### TASK INSTRUCTIONS
Copy the lines from the start of the records below through the line containing "import * as", both included, and leave out the pictures.

### MATERIALS PROVIDED

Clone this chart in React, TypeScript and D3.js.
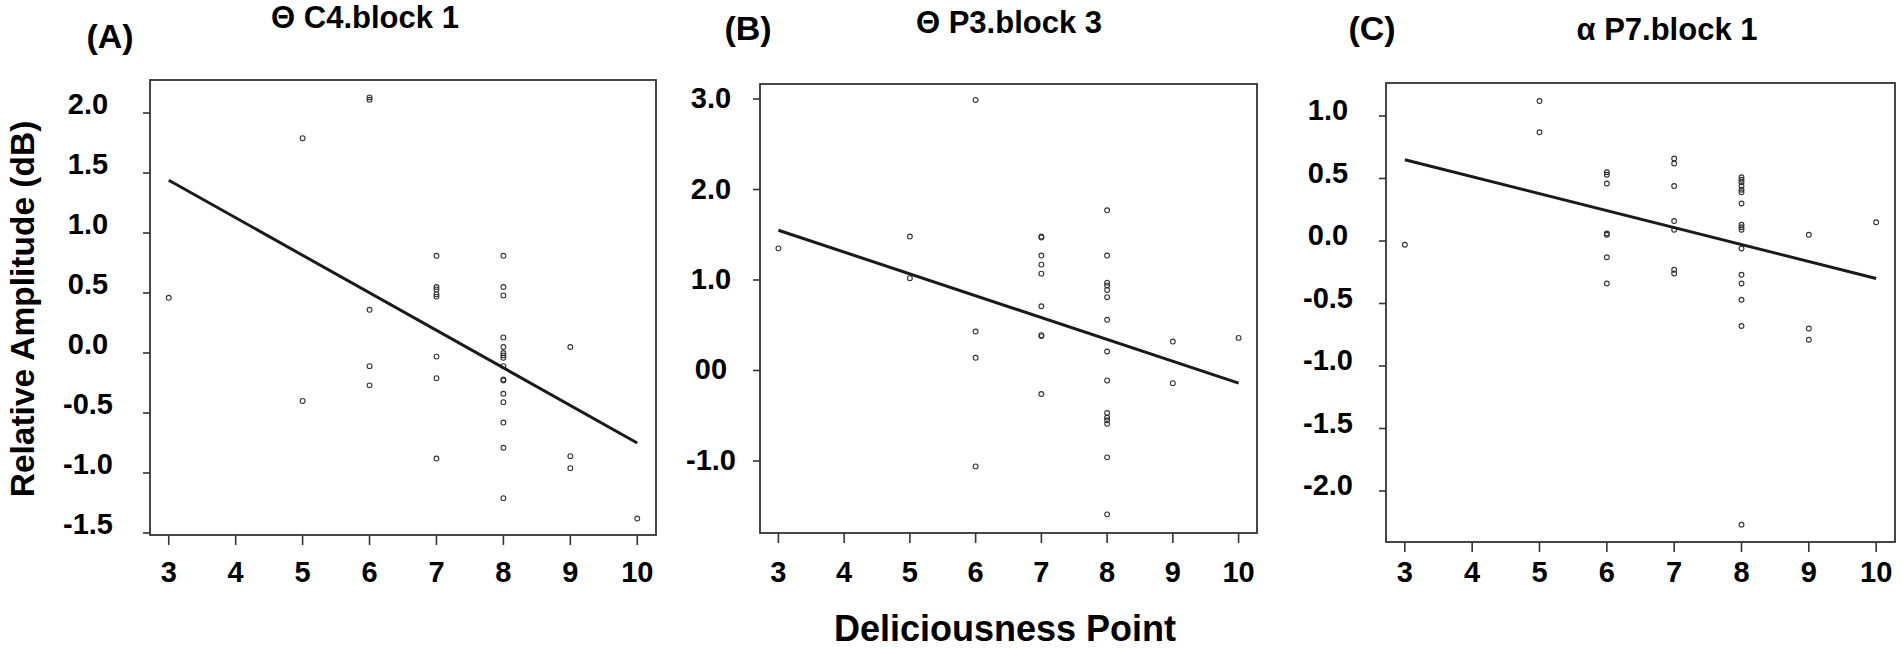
import * as d3 from "d3";

// deliciousness score (x) and relative amplitude (y) per trial
const xA = [3, 5, 5, 6, 6, 6, 6, 6, 7, 7, 7, 7, 7, 7, 7, 7, 8, 8, 8, 8, 8, 8, 8, 8, 8, 8, 8, 8, 8, 8, 8, 8, 9, 9, 9, 10];
const yA = [0.46, 1.79, -0.4, 2.13, 2.11, 0.36, -0.11, -0.27, 0.81, 0.55, 0.53, 0.49, 0.47, -0.03, -0.21, -0.88, 0.81, 0.55, 0.48, 0.13, 0.05, 0.0, -0.02, -0.04, -0.11, -0.22, -0.23, -0.34, -0.41, -0.58, -0.79, -1.21, 0.05, -0.86, -0.96, -1.38];

const xB = [3, 5, 5, 6, 6, 6, 6, 7, 7, 7, 7, 7, 7, 7, 7, 7, 8, 8, 8, 8, 8, 8, 8, 8, 8, 8, 8, 8, 8, 8, 8, 9, 9, 10];
const yB = [1.35, 1.48, 1.02, 2.99, 0.43, 0.14, -1.06, 1.48, 1.47, 1.27, 1.17, 1.07, 0.71, 0.39, 0.38, -0.26, 1.77, 1.27, 0.97, 0.94, 0.89, 0.81, 0.56, 0.21, -0.11, -0.47, -0.52, -0.55, -0.59, -0.96, -1.59, 0.32, -0.14, 0.36];

const xC = [3, 5, 5, 6, 6, 6, 6, 6, 6, 6, 7, 7, 7, 7, 7, 7, 7, 8, 8, 8, 8, 8, 8, 8, 8, 8, 8, 8, 8, 8, 8, 8, 8, 9, 9, 9, 10];
const yC = [-0.03, 1.12, 0.87, 0.55, 0.53, 0.46, 0.06, 0.05, -0.13, -0.34, 0.66, 0.62, 0.44, 0.16, 0.09, -0.23, -0.26, 0.51, 0.49, 0.47, 0.44, 0.41, 0.39, 0.3, 0.13, 0.11, 0.09, -0.06, -0.27, -0.34, -0.47, -0.68, -2.27, 0.05, -0.7, -0.79, 0.15];

// fitted line: value at x = 3 and x = 10
const fitX = [3, 10];
const fitA = [1.44, -0.75];
const fitB = [1.55, -0.14];
const fitC = [0.65, -0.3];

const xTicks = [3, 4, 5, 6, 7, 8, 9, 10];
const yTicksA = [2.0, 1.5, 1.0, 0.5, 0.0, -0.5, -1.0, -1.5];
const yLabelsA = ["2.0", "1.5", "1.0", "0.5", "0.0", "-0.5", "-1.0", "-1.5"];
const yTicksB = [3, 2, 1, 0, -1];
const yLabelsB = ["3.0", "2.0", "1.0", "00", "-1.0"];
const yTicksC = [1.0, 0.5, 0.0, -0.5, -1.0, -1.5, -2.0];
const yLabelsC = ["1.0", "0.5", "0.0", "-0.5", "-1.0", "-1.5", "-2.0"];

const titles = ["Θ C4.block 1", "Θ P3.block 3", "α P7.block 1"];
const tags = ["(A)", "(B)", "(C)"];

const W = 1902;
const H = 649;
const FONT = "Liberation Sans, Arial, Helvetica, sans-serif";
const INK = "#1a1a1a";

const panels = [
  {
    xs: xA, ys: yA, fit: fitA, ticks: yTicksA, labels: yLabelsA,
    box: { l: 150, r: 656, t: 80, b: 535 }, yDomain: [-1.517, 2.275],
    labelX: 88, labelDy: 1, title: { x: 365, y: 28 }, tag: { x: 110, y: 48 },
  },
  {
    xs: xB, ys: yB, fit: fitB, ticks: yTicksB, labels: yLabelsB,
    box: { l: 760, r: 1257, t: 84, b: 533 }, yDomain: [-1.796, 3.166],
    labelX: 711, labelDy: 9, title: { x: 1009, y: 33 }, tag: { x: 748, y: 40 },
  },
  {
    xs: xC, ys: yC, fit: fitC, ticks: yTicksC, labels: yLabelsC,
    box: { l: 1386, r: 1895, t: 83, b: 542 }, yDomain: [-2.408, 1.264],
    labelX: 1328, labelDy: 4, title: { x: 1667, y: 40 }, tag: { x: 1372, y: 40 },
  },
];

function Panel({ p, i }: { p: (typeof panels)[number]; i: number }) {
  const { box } = p;
  const x = d3.scaleLinear().domain([2.72, 10.28]).range([box.l, box.r]);
  const y = d3.scaleLinear().domain(p.yDomain).range([box.b, box.t]);
  const line = d3.line<number>().x((d) => x(d)).y((_, k) => y(p.fit[k]));

  return (
    <g>
      <text x={p.tag.x} y={p.tag.y} textAnchor="middle" fontSize={34} fontWeight="bold" fill="#000">
        {tags[i]}
      </text>
      <text x={p.title.x} y={p.title.y} textAnchor="middle" fontSize={31} fontWeight="bold" fill="#000">
        {titles[i]}
      </text>

      <rect x={box.l} y={box.t} width={box.r - box.l} height={box.b - box.t} fill="none" stroke="#333" strokeWidth={1.8} />

      {xTicks.map((t) => (
        <g key={`x${t}`}>
          <line x1={x(t)} x2={x(t)} y1={box.b} y2={box.b + 10} stroke="#333" strokeWidth={1.6} />
          <text x={x(t)} y={582} textAnchor="middle" fontSize={29} fontWeight="bold" fill="#000">
            {t}
          </text>
        </g>
      ))}

      {p.ticks.map((t, k) => (
        <g key={`y${t}`}>
          <line x1={box.l - 7} x2={box.l} y1={y(t)} y2={y(t)} stroke="#333" strokeWidth={1.6} />
          <text x={p.labelX} y={y(t) + p.labelDy} textAnchor="middle" fontSize={29} fontWeight="bold" fill="#000">
            {p.labels[k]}
          </text>
        </g>
      ))}

      {p.xs.map((d, k) => (
        <circle key={k} cx={x(d)} cy={y(p.ys[k])} r={2.4} fill="none" stroke="#333" strokeWidth={1.1} />
      ))}

      <path d={line(fitX) ?? ""} fill="none" stroke={INK} strokeWidth={3} />
    </g>
  );
}

export default function App() {
  return (
    <div style={{ position: "absolute", left: 0, top: 0 }}>
      <svg width={W} height={H} style={{ display: "block", background: "#fff", fontFamily: FONT }}>
        {panels.map((p, i) => (
          <Panel key={i} p={p} i={i} />
        ))}
        <text x={1005} y={641} textAnchor="middle" fontSize={36} fontWeight="bold" fill="#000">
          Deliciousness Point
        </text>
        <text transform="translate(34,309) rotate(-90)" textAnchor="middle" fontSize={33.5} fontWeight="bold" fill="#000">
          Relative Amplitude (dB)
        </text>
      </svg>
    </div>
  );
}
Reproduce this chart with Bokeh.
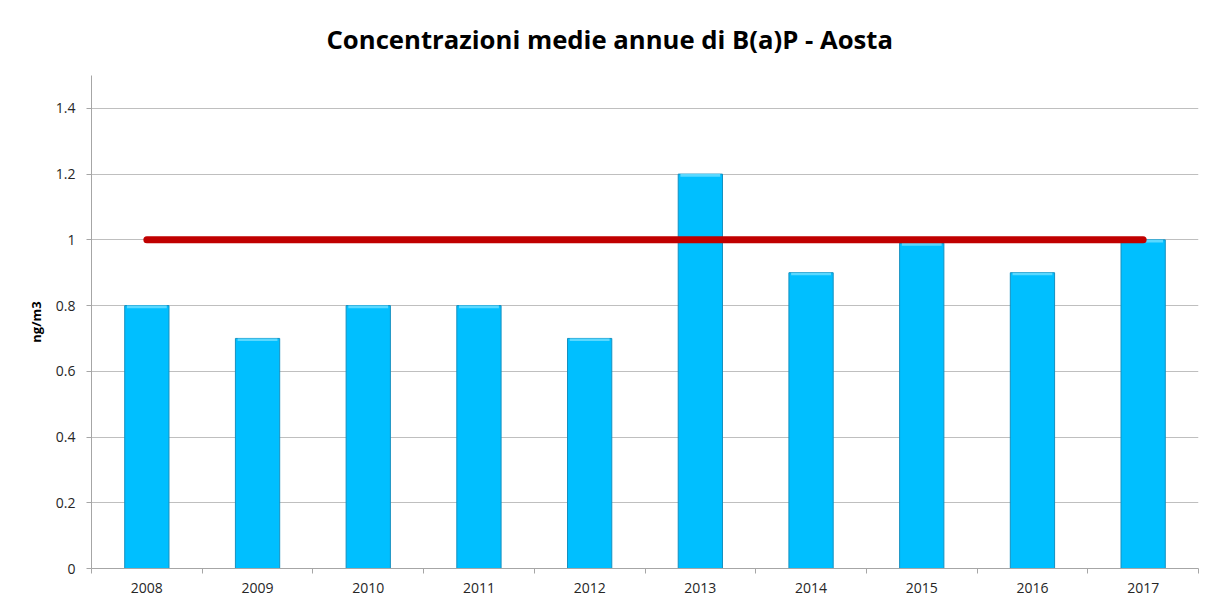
from bokeh.plotting import figure
from bokeh.models import FixedTicker, Range1d, ColumnDataSource
from bokeh.embed import file_html
from bokeh.resources import INLINE

years = ["2008", "2009", "2010", "2011", "2012", "2013", "2014", "2015", "2016", "2017"]
bap = [0.8, 0.7, 0.8, 0.8, 0.7, 1.2, 0.9, 0.99, 0.9, 1.0]
limit = [1.0] * len(years)
y_ticks = [0, 0.2, 0.4, 0.6, 0.8, 1.0, 1.2, 1.4]

xpos = [i + 0.5 for i in range(len(years))]

p = figure(width=1200, height=600, output_backend="svg", toolbar_location=None,
           x_range=Range1d(0, len(years)), y_range=Range1d(0, 1.5),
           min_border_left=91, min_border_right=2, min_border_top=75, min_border_bottom=32)
p.title.text = "Concentrazioni medie annue di B(a)P - Aosta"
p.title.text_font = "Open Sans"
p.title.text_font_size = "25.7px"
p.title.text_font_style = "bold"
p.title.text_color = "#000000"
p.title.align = "left"
p.title.offset = 235
p.title.standoff = 37

src = ColumnDataSource(dict(x=xpos, top=bap, year=years, lim=limit,
                            hl=[v - 0.008 for v in bap]))
p.vbar(x="x", top="top", width=0.4, source=src, fill_color="#00BFFF",
       line_color="#1590C0", line_width=1)
p.vbar(x="x", top="top", bottom="hl", width=0.36, source=src, fill_color="#5AD8FF",
       line_color=None)
p.line(x="x", y="lim", source=src, line_color="#C00000", line_width=7, line_cap="round")

p.outline_line_color = None
p.background_fill_color = "white"
p.border_fill_color = "white"

p.xgrid.grid_line_color = None
p.ygrid.grid_line_color = "#BFBFBF"
p.ygrid.ticker = FixedTicker(ticks=y_ticks)

xa = p.xaxis[0]
xa.ticker = FixedTicker(ticks=xpos, minor_ticks=list(range(len(years) + 1)))
xa.major_label_overrides = {x: y for x, y in zip(xpos, years)}
xa.major_tick_out = 0
xa.major_tick_in = 0
xa.minor_tick_out = 5
xa.minor_tick_in = 0
xa.minor_tick_line_color = "#A6A6A6"
xa.axis_line_color = "#A6A6A6"
xa.major_label_text_font = "Open Sans"
xa.major_label_text_font_size = "14px"
xa.major_label_text_color = "#262626"
xa.major_label_standoff = 9

ya = p.yaxis[0]
ya.ticker = FixedTicker(ticks=y_ticks)
ya.major_label_overrides = {0: "0", 1: "1"}
ya.major_tick_out = 5
ya.major_tick_in = 0
ya.minor_tick_out = 0
ya.minor_tick_in = 0
ya.major_tick_line_color = "#A6A6A6"
ya.axis_line_color = "#A6A6A6"
ya.major_label_text_font = "Open Sans"
ya.major_label_text_font_size = "14px"
ya.major_label_text_color = "#262626"
ya.major_label_standoff = 11
ya.axis_label = "ng/m3"
ya.axis_label_text_font = "Open Sans"
ya.axis_label_text_font_size = "13px"
ya.axis_label_text_font_style = "bold"
ya.axis_label_text_color = "#000000"
ya.axis_label_standoff = 8

open("out.html", "w").write(file_html(p, INLINE))
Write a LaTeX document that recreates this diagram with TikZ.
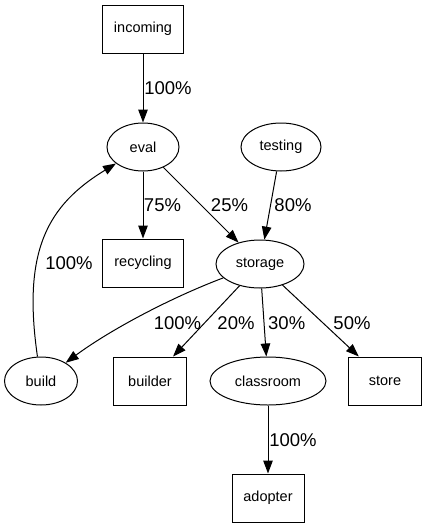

### THE RESULT
Clone this chart in React, TypeScript and D3.js.
import * as d3 from "d3";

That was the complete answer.